Konto knew he couldn't just inject another question. Moros would be ready for it. He needed something more. A paradox so profound, so fundamental, it would shatter the very foundation of their existence. He looked at Liraya, then at Anya, and then at the cold, perfect knights. He thought of Elara, of the chaos of his love for her, of the pain of her loss, and of the fierce, messy, imperfect reality of it all. That was his weapon. Not order, not chaos, but the beautiful, contradictory truth of being human.
"Anya," he whispered. "When I say now, you tell me the one thing they are absolutely programmed to do."
"Konto, don't," Liraya pleaded, her hand gripping his arm. "It's a trap."
"It's the only way," he said, his gaze locked on the lead knight. He took a deep breath, gathering every ounce of his will, every scrap of his pain and love and guilt, and forged it into a single, psychic spear. "Anya. Now."
"Protect the innocent!" she cried out, her precognition showing her the core of their prime directive.
It was the perfect opening. As the lead knight raised its shield to fulfill its core function, Konto didn't attack it with a question. He attacked it with the answer. He flooded its mind with the single, most devastatingly chaotic concept it could ever encounter: the memory of Elara's smile. Not an idealized, perfect memory, but the real one—the one with the slightly crooked tooth, the way her eyes crinkled at the corners, the messy, imperfect, beautiful reality of a person he loved.
The psychic impact was silent but absolute. The lead knight froze, its shield held high. The light of its armor flickered wildly, sputtering between sterile white and the warm, golden hue of Konto's memory. A sound emerged from its helm, not static this time, but a single, clear note of pure, unadulterated sorrow.
The paradox was complete. To protect the innocent was its purpose. But the innocent, as defined by this memory, was a messy, emotional, chaotic being. The very thing it was created to eliminate. The conflict was irreconcilable.
The knight's armor began to crack, not from an external force, but from the inside out. Beams of golden light shot through the white seams. The distributed network, designed to reinforce perfection, was now amplifying its own contradiction. The other knights in the phalanx staggered, their own forms flickering as the error cascaded through their shared consciousness.
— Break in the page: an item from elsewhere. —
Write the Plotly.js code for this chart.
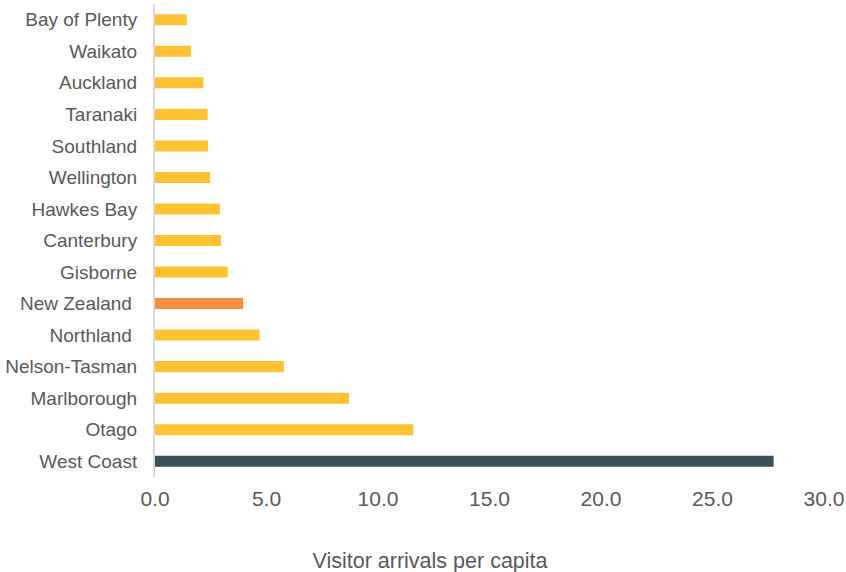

With a final, silent scream, the lead knight shattered. It didn't explode. It dissolved into a shower of golden and white light, a fleeting nebula of conflicting ideals. The other knights followed suit, one by one, dissolving into nothingness until the alley was once again empty, save for the three of them, panting in the sudden, deafening silence.
Konto collapsed to his knees, the psychic backlash leaving him trembling and weak. He had done it. He had broken the unbreakable. But as he looked up, he saw Moros standing at the end of the alley, his shadowy form unchanged. The Arch-Mage was not angry. He was smiling.
"A fascinating strategy," Moros said, his voice laced with a new, predatory interest. "You used their own strength against them. You have a true gift for turning systems on their heads." He raised a hand, and the dreamscape began to shift again, the alleyway melting away to reveal a new, more terrifying battlefield. "But now, the games are over. Let us see how you fare when you face the architect himself."